I’VE BEEN FOLLOWING the progress of SOPA and PIPA for a few months now, and I think I’ve made a mistake. Originally, I supported the entertainment industry’s desire to do something about piracy; I just felt they were going about it the wrong way. And once I educated myself on the bills, I figured perhaps they, as well as the Congressmen who indicated they would vote to pass these bills, were just clueless as to what the actual ramifications would be.

During yesterday’s Internet blackout, I read an article by Dan Gillmor on The Guardian in which he suggested that, contrary to what is apparently popular belief, those pushing to censor the Internet have “a very clear understanding of what’s at stake.” In other words, the legislation has actually been created to take control of online content from the masses, thereby destroying “the most open means of communication and collaboration ever invented.”

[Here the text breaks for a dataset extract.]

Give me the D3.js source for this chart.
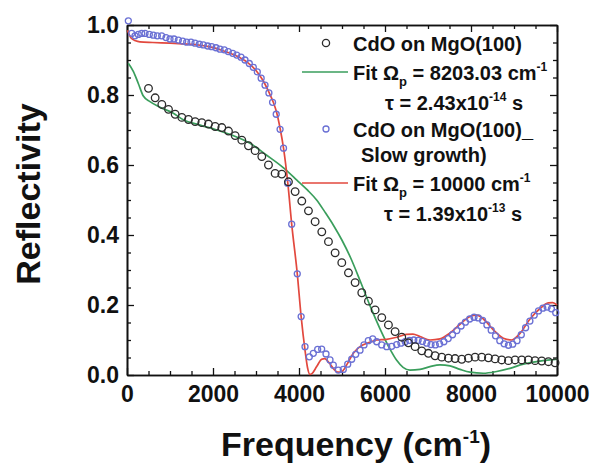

Congressmen have, for the most part, demonstrated their complete and total ignorance for the great “series of tubes” that is the Internet. But Gillmor claims that Rupert Murdoch, Chris Dodd, and the other entertainment industry leaders lobbying so hard (and so expensively) for SOPA don’t just understand that it will destroy the Internet as we know it – they intended it for that purpose.

“They tell us that if we do not agree to their absolute control, we are endorsing stealing.”

“If they were saying what they believe,” Gillmor writes, “it would go roughly this way: ‘The Internet threatens our longstanding control of information and communications, and that is simply unacceptable. Therefore, it is essential to curb the utility of the Internet for everyone else.’”

Chris Dodd condemned yesterday’s blackout, calling it “an abuse of power,” an “irresponsible response,” and a “disservice to people who use their services.” Rupert Murdoch has accused Google of “plain stealing” and of “hypocrisy and influence-buying on Capitol Hill.” Both men said these things without a trace of irony.

“They tell us that if we do not agree to their absolute control, we are endorsing stealing.” This is the statement in Gillmor’s article that spoke to me most. But anti-SOPA does not mean pro-piracy. I am a writer and musician. I am completely against piracy. And if SOPA were truly anti-piracy legislation, I’d support it 100 percent.

But it’s not, so I don’t. And sadly, I find it entirely plausible that Dodd, Murdoch, and friends are fully aware of what will really happen if SOPA passes.